CHALLENGE:
Extract the lines up to and including the one that contains "x_tick_vals = [140, 160, 180, 200, 220, 240]", starting with the first line of the entries below, and omit the pictures.

##############################

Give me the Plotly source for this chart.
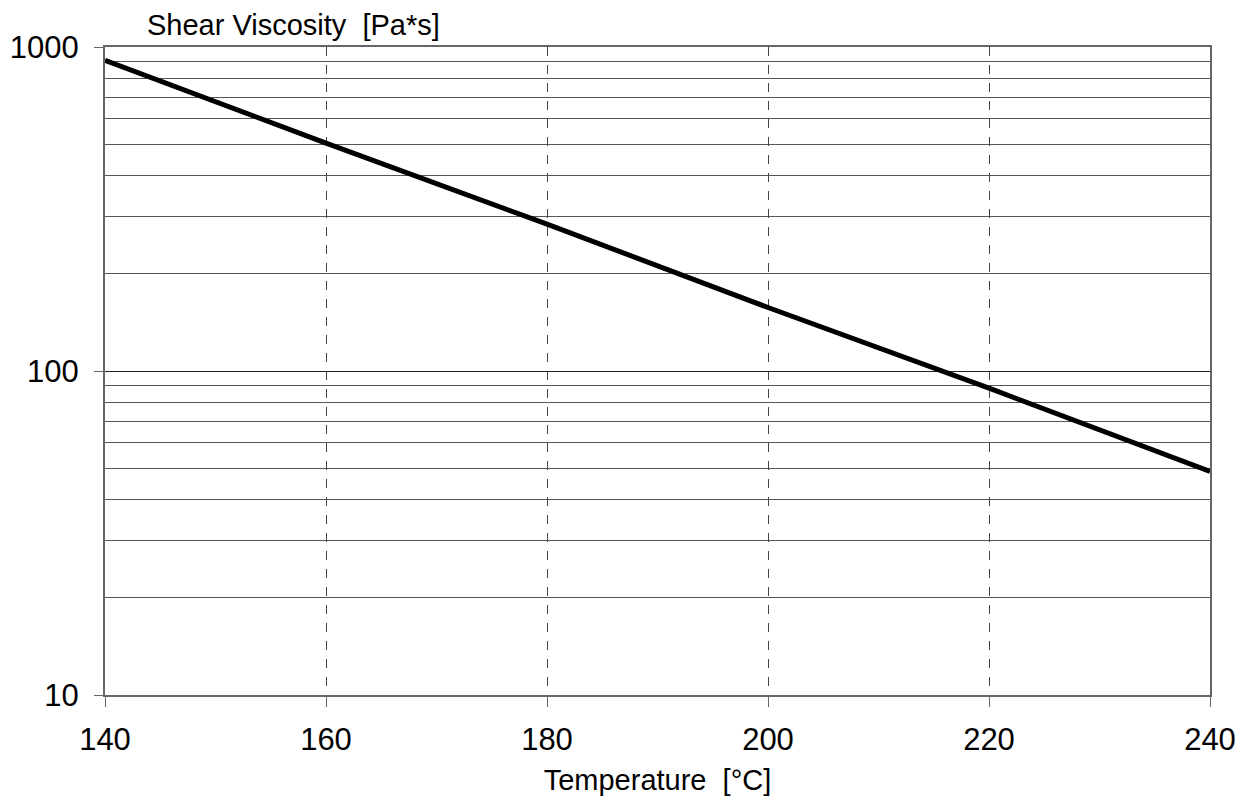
import plotly.graph_objects as go

temperature = [140, 160, 180, 200, 220, 240]
viscosity = [910, 505, 284, 157, 88.5, 49]
y_tick_vals = [10, 100, 1000]
y_tick_text = ["10", "100", "1000"]
y_minor_vals = [20, 30, 40, 50, 60, 70, 80, 90,
                200, 300, 400, 500, 600, 700, 800, 900]
x_tick_vals = [140, 160, 180, 200, 220, 240]

fig = go.Figure()
fig.add_trace(go.Scatter(x=temperature, y=viscosity, mode="lines",
                         line=dict(color="black", width=5), showlegend=False))

font_family = "Liberation Sans, Arial, sans-serif"
fig.update_layout(
    width=1240, height=793,
    margin=dict(l=97, r=38, t=39, b=106, autoexpand=False),
    paper_bgcolor="white", plot_bgcolor="white",
    font=dict(family=font_family, color="black"),
    xaxis=dict(
        range=[140, 240], tickvals=x_tick_vals, automargin=False,
        showgrid=True, gridcolor="#444", griddash="dash", gridwidth=1,
        showline=True, linecolor="#666", linewidth=2, mirror=True,
        ticks="outside", ticklen=10, tickcolor="#666", tickwidth=1,
        ticklabelstandoff=6,
        tickfont=dict(size=31), zeroline=False,
        title=dict(text="Temperature  [°C]", font=dict(size=29), standoff=13),
    ),
    yaxis=dict(
        type="log", range=[1, 3], tickvals=y_tick_vals, ticktext=y_tick_text,
        automargin=False,
        showgrid=True, gridcolor="#222", gridwidth=1,
        minor=dict(tickvals=y_minor_vals,
                   showgrid=True, gridcolor="#555", gridwidth=1, ticks=""),
        showline=True, linecolor="#666", linewidth=2, mirror=True,
        ticks="outside", ticklen=9, tickcolor="#666", tickwidth=1,
        ticklabelstandoff=9,
        tickfont=dict(size=31), zeroline=False,
    ),
    annotations=[dict(text="Shear Viscosity  [Pa*s]", xref="paper", yref="paper",
                      x=0.036, y=1.0, yshift=4, xanchor="left", yanchor="bottom",
                      showarrow=False, font=dict(size=29))],
)
fig.write_html("out.html")
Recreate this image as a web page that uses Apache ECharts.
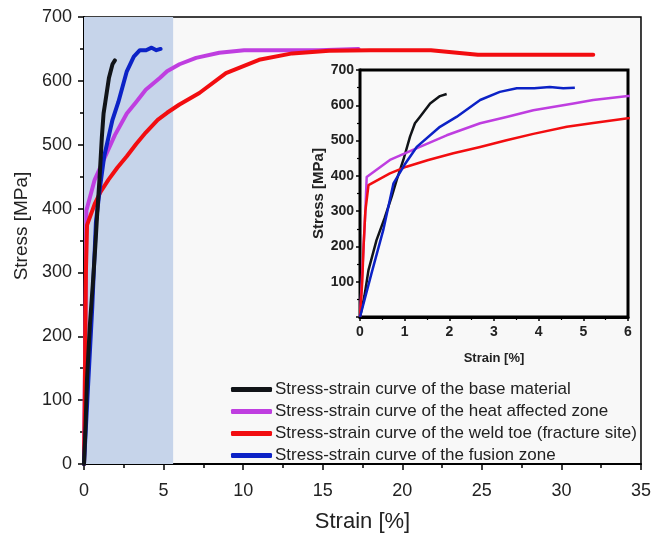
<!DOCTYPE html>
<html><head><meta charset="utf-8">
<script src="https://cdn.jsdelivr.net/npm/echarts@6/dist/echarts.min.js"></script>
<style>html,body{margin:0;padding:0;background:#fff;}#c{width:654px;height:538px;}</style>
</head><body><div id="c"></div>
<script>
const names = [
  'Stress-strain curve of the base material',
  'Stress-strain curve of the heat affected zone',
  'Stress-strain curve of the weld toe (fracture site)',
  'Stress-strain curve of the fusion zone'
];
const colors = ['#111418', '#bf3ee0', '#f20d10', '#0c22c6'];

const baseStrain = [0, 0.1, 0.19, 0.37, 0.55, 0.71, 0.82, 0.97, 1.12, 1.23, 1.34, 1.57, 1.79, 1.94];
const baseStress = [0, 60, 133, 218, 280, 341, 388, 445, 511, 549, 567, 605, 626, 632];

const hazStrain = [0, 0.08, 0.12, 0.15, 0.67, 1.34, 1.94, 2.69, 3.28, 3.88, 4.78, 5.22, 6.0, 7.04, 8.5, 10.06, 12, 14.75, 17.25];
const hazStress = [0, 200, 300, 397, 445, 482, 515, 549, 567, 586, 605, 615, 626, 636, 644, 648, 648, 648, 650];

const toeStrain = [0, 0.05, 0.08, 0.12, 0.19, 0.67, 1.04, 1.53, 2.09, 2.69, 3.28, 3.88, 4.63, 5.22, 6.0, 7.25, 8.92, 11, 13.08, 15.4, 18, 21.8, 24.75, 32.0];
const toeStress = [0, 100, 200, 300, 374, 407, 426, 445, 464, 482, 501, 519, 539, 550, 563, 581, 612, 633, 643, 647, 648, 648, 641, 641];

const fusStrain = [0, 0.25, 0.52, 0.75, 1.0, 1.27, 1.79, 2.16, 2.69, 3.13, 3.51, 3.9, 4.25, 4.55, 4.81];
const fusStress = [0, 120, 246, 379, 432, 482, 539, 567, 615, 638, 648, 648, 652, 648, 650];

const shadeFrom = 0, shadeTo = 5.6;

const pairs = (xs, ys) => xs.map((x, i) => [x, ys[i]]);
const datasets = [pairs(baseStrain, baseStress), pairs(hazStrain, hazStress), pairs(toeStrain, toeStress), pairs(fusStrain, fusStress)];

const FONT = 'Liberation Sans, Arial, sans-serif';
const series = [];
datasets.forEach((d, i) => {
  series.push({
    name: names[i], type: 'line', xAxisIndex: 0, yAxisIndex: 0, data: d,
    showSymbol: false, symbol: 'none', smooth: false,
    lineStyle: { color: colors[i], width: 4, cap: 'round', join: 'round' },
    itemStyle: { color: colors[i] }, z: 3 + (i === 0 ? 1 : 0),
    markArea: i === 0 ? { silent: true, itemStyle: { color: '#c6d4ea', opacity: 1 }, data: [[{ xAxis: shadeFrom }, { xAxis: shadeTo }]], z: 1 } : undefined
  });
});
datasets.forEach((d, i) => {
  series.push({
    name: names[i], type: 'line', xAxisIndex: 1, yAxisIndex: 1, data: d,
    showSymbol: false, symbol: 'none', clip: true,
    lineStyle: { color: colors[i], width: 2.5, join: 'round' },
    itemStyle: { color: colors[i] }, z: 5
  });
});

const chart = echarts.init(document.getElementById('c'), null, { renderer: 'canvas' });
chart.setOption({
  animation: false,
  backgroundColor: '#ffffff',
  textStyle: { fontFamily: FONT },
  grid: [
    { left: 84, top: 17, width: 560, height: 450, show: true, backgroundColor: '#f8f8f8', borderColor: '#000', borderWidth: 1.5 },
    { left: 360, top: 70, width: 268, height: 247, show: true, backgroundColor: '#f9f9f9', borderColor: '#000', borderWidth: 3, z: 4 }
  ],
  legend: {
    orient: 'vertical', left: 226, top: 376, itemGap: 5,
    itemWidth: 41, itemHeight: 5, icon: 'roundRect',
    data: names,
    textStyle: { fontFamily: FONT, fontSize: 17, color: '#222', lineHeight: 16, padding: [0, 0, 0, -2] }
  },
  xAxis: [
    {
      gridIndex: 0, type: 'value', min: 0, max: 35, interval: 5,
      name: 'Strain [%]', nameLocation: 'middle', nameGap: 47,
      nameTextStyle: { fontSize: 22, color: '#222', fontFamily: FONT },
      axisLine: { lineStyle: { color: '#000', width: 2 } },
      axisTick: { inside: false, length: 6, lineStyle: { color: '#000', width: 1.5 } },
      minorTick: { show: true, splitNumber: 2, length: 4, lineStyle: { color: '#000', width: 1.5 } },
      axisLabel: { fontSize: 18, color: '#222', margin: 18, fontFamily: FONT },
      splitLine: { show: false }
    },
    {
      gridIndex: 1, type: 'value', min: 0, max: 6, interval: 1,
      name: 'Strain [%]', nameLocation: 'middle', nameGap: 35,
      nameTextStyle: { fontSize: 13, fontWeight: 'bold', color: '#222', fontFamily: FONT },
      axisLine: { lineStyle: { color: '#000', width: 3 } },
      axisTick: { inside: false, length: 4, lineStyle: { color: '#000', width: 1.5 } },
      minorTick: { show: true, splitNumber: 2, length: 3, lineStyle: { color: '#000', width: 1.2 } },
      axisLabel: { fontSize: 14, fontWeight: 'bold', color: '#222', margin: 8, fontFamily: FONT },
      splitLine: { show: false }
    }
  ],
  yAxis: [
    {
      gridIndex: 0, type: 'value', min: 0, max: 700, interval: 100,
      name: 'Stress [MPa]', nameLocation: 'middle', nameGap: 50,
      nameTextStyle: { fontSize: 19, color: '#222', fontFamily: FONT, padding: [0, 0, 0, 29] },
      axisLine: { lineStyle: { color: '#000', width: 2 } },
      axisTick: { inside: false, length: 6, lineStyle: { color: '#000', width: 1.5 } },
      minorTick: { show: true, splitNumber: 2, length: 4, lineStyle: { color: '#000', width: 1.5 } },
      axisLabel: { fontSize: 18, color: '#222', margin: 12, fontFamily: FONT },
      splitLine: { show: false }
    },
    {
      gridIndex: 1, type: 'value', min: 0, max: 700, interval: 100,
      name: 'Stress [MPa]', nameLocation: 'middle', nameGap: 33,
      nameTextStyle: { fontSize: 15, fontWeight: 'bold', color: '#222', fontFamily: FONT },
      axisLine: { lineStyle: { color: '#000', width: 3 } },
      axisTick: { inside: false, length: 4, lineStyle: { color: '#000', width: 1.5 } },
      minorTick: { show: true, splitNumber: 2, length: 3, lineStyle: { color: '#000', width: 1.2 } },
      axisLabel: { fontSize: 14, fontWeight: 'bold', color: '#222', margin: 6, fontFamily: FONT,
        formatter: v => (v === 0 ? '' : String(v)) },
      splitLine: { show: false }
    }
  ],
  series: series
});
</script>
</body></html>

##############################

SOLUTION BELOW:
Give me the Plotly source for this chart.
import plotly.graph_objects as go

temperature = [140, 160, 180, 200, 220, 240]
viscosity = [910, 505, 284, 157, 88.5, 49]
y_tick_vals = [10, 100, 1000]
y_tick_text = ["10", "100", "1000"]
y_minor_vals = [20, 30, 40, 50, 60, 70, 80, 90,
                200, 300, 400, 500, 600, 700, 800, 900]
x_tick_vals = [140, 160, 180, 200, 220, 240]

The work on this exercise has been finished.